Why the fiber of the normal bundle of the Klein bottle is $\mathbb{R}^2$ instead of $\mathbb{R}$

fiber-bundlesklein-bottlevector-bundles

What I know:

• If M is an m-dimensional manifold embedded in $$\mathbb{R}^{{m+k}}$$, the normal bundle $$NM$$ is with the typical fiber $$\mathbb{R}^k$$.

My Question:

• When I think about a torus ($$T$$) or a sphere ($$S^2$$), they are 2-manifold and embedded in $$\mathbb{R}^3$$, so the fiber of $$NT$$ or $$NS^2$$ is $$\mathbb{R}$$.
• But when I think about the Klein Bottle ($$K$$), it is a 2-manifold and embedded in $$\mathbb{R^4}$$, so its fiber should be $$\mathbb{R}^2$$. Why do I feel its fiber of $$NK$$ is still $$\mathbb{R}$$ (see the figure below)?
• I understand that in the figure I put the Klein bottle in $$\mathbb{R}^3$$, so the Klein bottle is not really embedded, is it the reason why I feel the fiber is $$\mathbb{R}$$?
• Could I have an intuitive understanding of the $$\mathbb{R}^2$$ fiber? Is the $$\mathbb{R}^2$$ fiber like a 'surface' instead of a 'line' in Euclidean space?
• Why the fiber of $$TK$$ must be $$\mathbb{R}^2$$? A line bundle is not enough?

Figure: the normal fiber of the Klein bottle (what I imagine) (Please ignore the arrows)

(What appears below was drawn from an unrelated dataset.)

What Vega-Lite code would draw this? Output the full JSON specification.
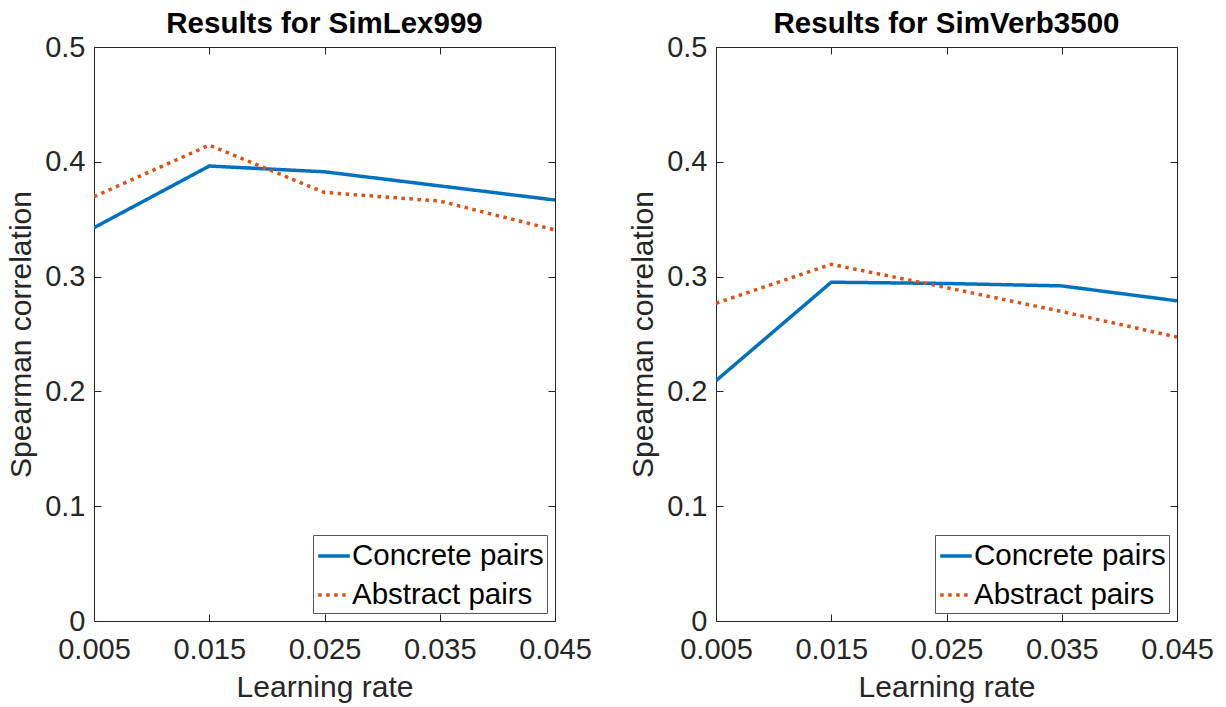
{
  "$schema": "https://vega.github.io/schema/vega-lite/v6.json",
  "padding": {"left": 6, "top": 8, "right": 0, "bottom": 0},
  "background": "white",
  "config": {
    "font": "Liberation Sans",
    "view": {"stroke": "#262626", "strokeWidth": 1},
    "axis": {"grid": false, "domain": false, "tickColor": "#262626", "labelColor": "#262626", "titleColor": "#262626", "labelFont": "Liberation Sans", "titleFont": "Liberation Sans", "labelFontSize": 29, "titleFontSize": 30, "titleFontWeight": "normal", "tickSize": -7},
    "title": {"font": "Liberation Sans", "fontSize": 29.5, "fontWeight": "bold", "color": "black", "offset": -6},
    "legend": {"labelFont": "Liberation Sans"}
  },
  "data": {"values": [
    {"dataset": "SimLex999", "series": "Concrete pairs", "rate": 0.005, "rho": 0.3426},
    {"dataset": "SimLex999", "series": "Concrete pairs", "rate": 0.015, "rho": 0.3963},
    {"dataset": "SimLex999", "series": "Concrete pairs", "rate": 0.025, "rho": 0.3913},
    {"dataset": "SimLex999", "series": "Concrete pairs", "rate": 0.035, "rho": 0.379},
    {"dataset": "SimLex999", "series": "Concrete pairs", "rate": 0.045, "rho": 0.3667},
    {"dataset": "SimLex999", "series": "Abstract pairs", "rate": 0.005, "rho": 0.3696},
    {"dataset": "SimLex999", "series": "Abstract pairs", "rate": 0.015, "rho": 0.4145},
    {"dataset": "SimLex999", "series": "Abstract pairs", "rate": 0.025, "rho": 0.3733},
    {"dataset": "SimLex999", "series": "Abstract pairs", "rate": 0.035, "rho": 0.3658},
    {"dataset": "SimLex999", "series": "Abstract pairs", "rate": 0.045, "rho": 0.3406},
    {"dataset": "SimVerb3500", "series": "Concrete pairs", "rate": 0.005, "rho": 0.2093},
    {"dataset": "SimVerb3500", "series": "Concrete pairs", "rate": 0.015, "rho": 0.2951},
    {"dataset": "SimVerb3500", "series": "Concrete pairs", "rate": 0.025, "rho": 0.294},
    {"dataset": "SimVerb3500", "series": "Concrete pairs", "rate": 0.035, "rho": 0.2919},
    {"dataset": "SimVerb3500", "series": "Concrete pairs", "rate": 0.045, "rho": 0.2789},
    {"dataset": "SimVerb3500", "series": "Abstract pairs", "rate": 0.005, "rho": 0.2768},
    {"dataset": "SimVerb3500", "series": "Abstract pairs", "rate": 0.015, "rho": 0.3107},
    {"dataset": "SimVerb3500", "series": "Abstract pairs", "rate": 0.025, "rho": 0.2904},
    {"dataset": "SimVerb3500", "series": "Abstract pairs", "rate": 0.035, "rho": 0.2696},
    {"dataset": "SimVerb3500", "series": "Abstract pairs", "rate": 0.045, "rho": 0.2473}
  ]},
  "spacing": 36,
  "resolve": {"legend": {"color": "independent", "strokeDash": "independent"}},
  "hconcat": [
    {
      "title": "Results for SimLex999",
      "width": 461,
      "height": 574,
      "transform": [{"filter": "datum.dataset === 'SimLex999'"}],
      "layer": [
        {
          "mark": {"type": "line", "strokeWidth": 3.5, "clip": true},
          "encoding": {
            "x": {"field": "rate", "type": "quantitative", "scale": {"domain": [0.005, 0.045], "nice": false, "zero": false}, "axis": {"title": "Learning rate", "values": [0.005, 0.015, 0.025, 0.035, 0.045], "format": ".3f", "labelPadding": 21, "titlePadding": 8, "labelFlush": false}},
            "y": {"field": "rho", "type": "quantitative", "scale": {"domain": [0, 0.5], "nice": false}, "axis": {"title": "Spearman correlation", "values": [0, 0.1, 0.2, 0.3, 0.4, 0.5], "labelExpr": "datum.value === 0 ? '0' : format(datum.value, '.1f')", "labelPadding": 16, "titlePadding": 8}},
            "color": {"field": "series", "type": "nominal", "scale": {"domain": ["Concrete pairs", "Abstract pairs"], "range": ["#0072BD", "#D95319"]}, "legend": {"title": null, "orient": "bottom-right", "offset": 8, "labelFontSize": 29.5, "labelLimit": 400, "labelColor": "black", "symbolType": "stroke", "symbolSize": 1000, "symbolStrokeWidth": 3.5, "strokeColor": "#555555", "fillColor": "white", "padding": 3, "rowPadding": 6, "labelOffset": 0}},
            "strokeDash": {"field": "series", "type": "nominal", "scale": {"domain": ["Concrete pairs", "Abstract pairs"], "range": [[1, 0], [3.5, 4.5]]}, "legend": {"title": null, "orient": "bottom-right", "offset": 8, "labelFontSize": 29.5, "labelLimit": 400, "labelColor": "black", "symbolType": "stroke", "symbolSize": 1000, "symbolStrokeWidth": 3.5, "strokeColor": "#555555", "fillColor": "white", "padding": 3, "rowPadding": 6, "labelOffset": 0}}
          }
        },
        {
          "mark": {"type": "line", "opacity": 0},
          "encoding": {
            "x": {"field": "rate", "type": "quantitative", "scale": {"domain": [0.005, 0.045], "nice": false, "zero": false}, "axis": {"orient": "top", "title": null, "labels": false, "values": [0.005, 0.015, 0.025, 0.035, 0.045]}},
            "y": {"field": "rho", "type": "quantitative", "scale": {"domain": [0, 0.5], "nice": false}, "axis": {"orient": "right", "title": null, "labels": false, "values": [0, 0.1, 0.2, 0.3, 0.4, 0.5]}},
            "detail": {"field": "series"}
          }
        }
      ],
      "resolve": {"scale": {"x": "independent", "y": "independent"}}
    },
    {
      "title": "Results for SimVerb3500",
      "width": 461,
      "height": 574,
      "transform": [{"filter": "datum.dataset === 'SimVerb3500'"}],
      "layer": [
        {
          "mark": {"type": "line", "strokeWidth": 3.5, "clip": true},
          "encoding": {
            "x": {"field": "rate", "type": "quantitative", "scale": {"domain": [0.005, 0.045], "nice": false, "zero": false}, "axis": {"title": "Learning rate", "values": [0.005, 0.015, 0.025, 0.035, 0.045], "format": ".3f", "labelPadding": 21, "titlePadding": 8, "labelFlush": false}},
            "y": {"field": "rho", "type": "quantitative", "scale": {"domain": [0, 0.5], "nice": false}, "axis": {"title": "Spearman correlation", "values": [0, 0.1, 0.2, 0.3, 0.4, 0.5], "labelExpr": "datum.value === 0 ? '0' : format(datum.value, '.1f')", "labelPadding": 16, "titlePadding": 8}},
            "color": {"field": "series", "type": "nominal", "scale": {"domain": ["Concrete pairs", "Abstract pairs"], "range": ["#0072BD", "#D95319"]}, "legend": {"title": null, "orient": "bottom-right", "offset": 8, "labelFontSize": 29.5, "labelLimit": 400, "labelColor": "black", "symbolType": "stroke", "symbolSize": 1000, "symbolStrokeWidth": 3.5, "strokeColor": "#555555", "fillColor": "white", "padding": 3, "rowPadding": 6, "labelOffset": 0}},
            "strokeDash": {"field": "series", "type": "nominal", "scale": {"domain": ["Concrete pairs", "Abstract pairs"], "range": [[1, 0], [3.5, 4.5]]}, "legend": {"title": null, "orient": "bottom-right", "offset": 8, "labelFontSize": 29.5, "labelLimit": 400, "labelColor": "black", "symbolType": "stroke", "symbolSize": 1000, "symbolStrokeWidth": 3.5, "strokeColor": "#555555", "fillColor": "white", "padding": 3, "rowPadding": 6, "labelOffset": 0}}
          }
        },
        {
          "mark": {"type": "line", "opacity": 0},
          "encoding": {
            "x": {"field": "rate", "type": "quantitative", "scale": {"domain": [0.005, 0.045], "nice": false, "zero": false}, "axis": {"orient": "top", "title": null, "labels": false, "values": [0.005, 0.015, 0.025, 0.035, 0.045]}},
            "y": {"field": "rho", "type": "quantitative", "scale": {"domain": [0, 0.5], "nice": false}, "axis": {"orient": "right", "title": null, "labels": false, "values": [0, 0.1, 0.2, 0.3, 0.4, 0.5]}},
            "detail": {"field": "series"}
          }
        }
      ],
      "resolve": {"scale": {"x": "independent", "y": "independent"}}
    }
  ]
}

It seems like you might be confused regarding well-definedness of normal bundles and well-definedness of fiber dimension. So I will write an answer focussing on that issue.

The normal bundle of an $$m$$-dimensional manifold $$M$$ is not a well-defined thing. First you have to choose an embedding (or an immersion) of $$M$$: only then can you talk about the normal bundle of $$M$$ relative to that embedding (or immersion); and only then can you talk about the dimension of the fibers of that normal bundle.

Maybe $$M$$ was already given to you as a submanifold of $$\mathbb R^n$$ so you can certainly talk about the normal bundle of the inclusion map (which is an embedding), but that should not deter you from studying other (noninclusion) embeddings of $$M$$ and their normal bundles.

For example, if you embed the circle $$S^1$$ into the plane $$\mathbb R^2$$ then the normal bundle of that embedding has fibers of dimension $$2-1=1$$, i.e. lines. But if on the other hand you embed $$S^1$$ as a knot in $$\mathbb R^3$$ then the normal bundle of this new embedding has fibers of dimension $$3-1=2$$, i.e. planes.

Regarding "the" Klein bottle $$K$$ (scare quotes intentional), which is a 2-dimensional manifold, like any manifold it has many different embeddings. The lowest dimensional Euclidean space into which $$K$$ embeds is $$\mathbb R^4$$, and under any such embedding the normal bundle has fibers of dimension $$4-2=2$$. In fact you can embed $$K$$ into Euclidean space $$\mathbb R^n$$ of any dimension $$n \ge 4$$, and you would get a normal bundle with fibers of dimension $$n-2$$.

The usual image of a Klein bottle in $$\mathbb R^3$$ is not an embedding but it is an immersion, and one can still define the normal bundle of an immersion. And the same formula holds: the normal bundle of an $$m$$-dimensional manifold immersed into $$\mathbb R^n$$ has fibers of dimension $$n-m$$. So the normal bundle of a Klein bottle immersed into $$\mathbb R^3$$ has fibers of dimension $$3-2=1$$, i.e. lines.